Who will clean up the multichannel data mess? Clients are experimenting with new roles such as the Chief Omnichannel Officer, or “COCO” for short. Apparel retailer “Finish Line” installed its first COCO this year. His (in this case) job is not to tie together customer data one API at a time, but to be a strong marketing and digital leader – to be accountable and responsible for the customer experience across the multichannel retail landscape.

Where and when is the transition from experimentation to practical implementation? That time is now. What we’re experiencing is the Big Bang of data, technology, design, and customer experience. The question is whether your organization is ready to create a strategic planet for these elements or if you’re going to end up with a lot of hot air.

Choice is now available locally and globally on and offline for pretty much any good or service a consumer could want. This is both an opportunity and a challenge for brands looking to reach customers across the device universe (mobile, desktop, tablet, gadget, etc.).

Marketers have better access to customers, but customers are better informed as they go into purchasing mode. Comparison shopping, product forums, social media, and other information sources have given the consumer the ability to make informed decisions before, as well as at the point of purchase.

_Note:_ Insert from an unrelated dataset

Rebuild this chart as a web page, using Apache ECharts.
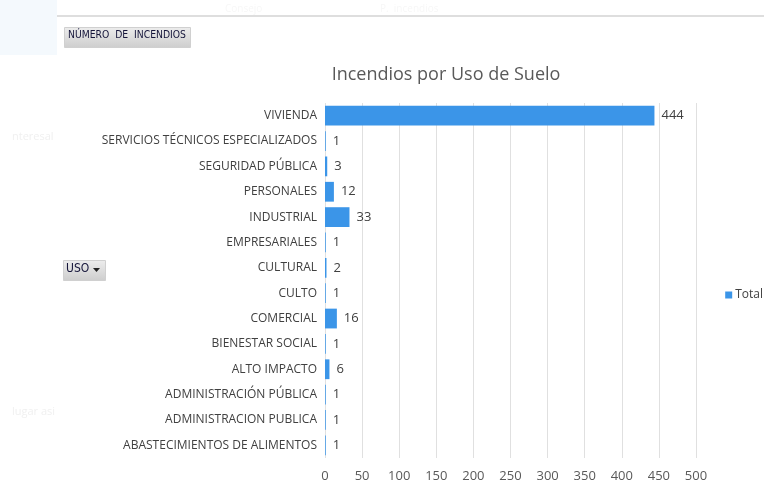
<!DOCTYPE html>
<html>
<head>
<meta charset="utf-8">
<script src="https://cdn.jsdelivr.net/npm/echarts@6/dist/echarts.min.js"></script>
<style>
  html, body { margin: 0; padding: 0; background: #fff; }
  #chart { width: 764px; height: 491px; }
</style>
</head>
<body>
<div id="chart"></div>
<script>
// categories from top to bottom as shown in the picture
const usos = [
  'VIVIENDA',
  'SERVICIOS TÉCNICOS ESPECIALIZADOS',
  'SEGURIDAD PÚBLICA',
  'PERSONALES',
  'INDUSTRIAL',
  'EMPRESARIALES',
  'CULTURAL',
  'CULTO',
  'COMERCIAL',
  'BIENESTAR SOCIAL',
  'ALTO IMPACTO',
  'ADMINISTRACIÓN PÚBLICA',
  'ADMINISTRACION PUBLICA',
  'ABASTECIMIENTOS DE ALIMENTOS'
]
const totales = [444, 1, 3, 12, 33, 1, 2, 1, 16, 1, 6, 1, 1, 1]
const xTicks = [0, 50, 100, 150, 200, 250, 300, 350, 400, 450, 500]

const font = '"Open Sans", "Noto Sans", sans-serif'
const btnFont = '"DejaVu Sans Condensed", "DejaVu Sans", sans-serif'
const chart = echarts.init(document.getElementById('chart'))

// gray gradient used by the pivot field buttons
const btnFill = () => new echarts.graphic.LinearGradient(0, 0, 0, 1, [
  { offset: 0, color: '#ededed' }, { offset: 1, color: '#cdcdcd' }
])

chart.setOption({
  backgroundColor: '#ffffff',
  animation: false,
  title: {
    text: 'Incendios por Uso de Suelo',
    left: 441,
    top: 61,
    textAlign: 'center',
    textStyle: { fontFamily: font, fontSize: 18, fontWeight: 'normal', color: '#595959' }
  },
  legend: {
    data: ['Total'],
    right: -4,
    top: 284,
    itemWidth: 7,
    itemHeight: 7,
    itemGap: 4,
    icon: 'rect',
    textStyle: { fontFamily: font, fontSize: 12, color: '#404040', padding: [0, 0, 0, -2] }
  },
  grid: { left: 325, right: 68, top: 103, bottom: 33, containLabel: false },
  xAxis: {
    type: 'value',
    min: xTicks[0],
    max: xTicks[xTicks.length - 1],
    interval: 50,
    axisLine: { show: false },
    axisTick: { show: false },
    axisLabel: { fontFamily: font, fontSize: 13, color: '#595959', margin: 12 },
    splitLine: { lineStyle: { color: '#e0e0e0', width: 1 } }
  },
  yAxis: {
    type: 'category',
    inverse: true,
    data: usos,
    axisLine: { show: false },
    axisTick: { show: false },
    axisLabel: { fontFamily: font, fontSize: 12, color: '#404040', margin: 8 }
  },
  series: [{
    name: 'Total',
    type: 'bar',
    data: totales,
    barCategoryGap: '22%',
    itemStyle: { color: '#3b95e8' },
    label: {
      show: true,
      position: 'right',
      distance: 7,
      fontFamily: font,
      fontSize: 13,
      color: '#404040'
    }
  }],
  graphic: [
    // faint pane at the top-left corner of the screenshot
    { type: 'rect', left: 0, top: 0, shape: { width: 57, height: 55 }, style: { fill: '#f4f9fd' }, silent: true },
    // sheet separator line near the top
    { type: 'rect', left: 57, top: 15, shape: { width: 707, height: 2 }, style: { fill: '#dedede' }, silent: true },
    { type: 'text', left: 225, top: 4, style: { text: 'Consejo', fill: '#f7f7f7', font: '10px ' + font } },
    { type: 'text', left: 380, top: 4, style: { text: 'P.  incendios', fill: '#f7f7f7', font: '10px ' + font } },
    { type: 'text', left: 12, top: 131, style: { text: 'nteresal', fill: '#f0f0f0', font: '11px ' + font } },
    { type: 'text', left: 12, top: 406, style: { text: 'lugar asi', fill: '#f0f0f0', font: '11px ' + font } },
    // pivot field button "NÚMERO DE INCENDIOS"
    {
      type: 'rect', left: 64, top: 27,
      shape: { width: 126, height: 20 },
      style: { fill: btnFill(), stroke: '#d0d0d0', lineWidth: 1 }
    },
    { type: 'text', left: 68, top: 30, style: { text: 'NÚMERO  DE  INCENDIOS', fill: '#15153a', font: '10.3px ' + btnFont } },
    // pivot field button "USO"
    {
      type: 'rect', left: 63, top: 260,
      shape: { width: 42, height: 20 },
      style: { fill: btnFill(), stroke: '#d0d0d0', lineWidth: 1 }
    },
    { type: 'text', left: 66, top: 263, style: { text: 'USO', fill: '#15153a', font: '12px ' + btnFont } },
    { type: 'polygon', shape: { points: [[93, 268], [100, 268], [96.5, 272]] }, style: { fill: '#222222' } }
  ]
})
</script>
</body>
</html>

As a result, brands can no longer solely dictate pricing and product delivery timetables – their customers are playing an active and real-time role. Social media, showroom price matching, and price comparison marketplaces such as eBay and Amazon make it difficult for any brand that’s not dictating MAP (minimized advertised price) to be undersold or commoditized.

Here are a few examples:

  • In the B2C world, 66 percent of Moms say that the Internet has changed the way they get information about products, but this savvy comes with caveats. They want to initiate the conversation. Source
  • In the B2B world, 70 percent of B2B tech buyers surveyed said that the amount of budget spent electronically would increase if it were easier and more convenient to browse and purchase items directly from suppliers and their websites. Source
  • Then there are the Internet-born brands such as Warby Parker and others that are making costs and benefits more transparent, disrupting traditional retail margins. Eyewear was a market ripe for disruption. B2C lighting and plumbing supplies are markets currently being disrupted. Source

What does this mean for marketers? It means that brand narrative, data-aided personalization, rich product information, and access to company experts is more critical than ever before. It means that integrated marketing is here to stay.

The minute you accept that your brand or product is replaceable is the moment you start working on great things like positioning, merchandising, packaging, product development, measurement, and an integrated marketing approach. This is the time when you start thinking about how to surprise and delight customers and obsessing about how to remove friction from the buying process. This is when the product finds its voice, and you as the marketer find your power.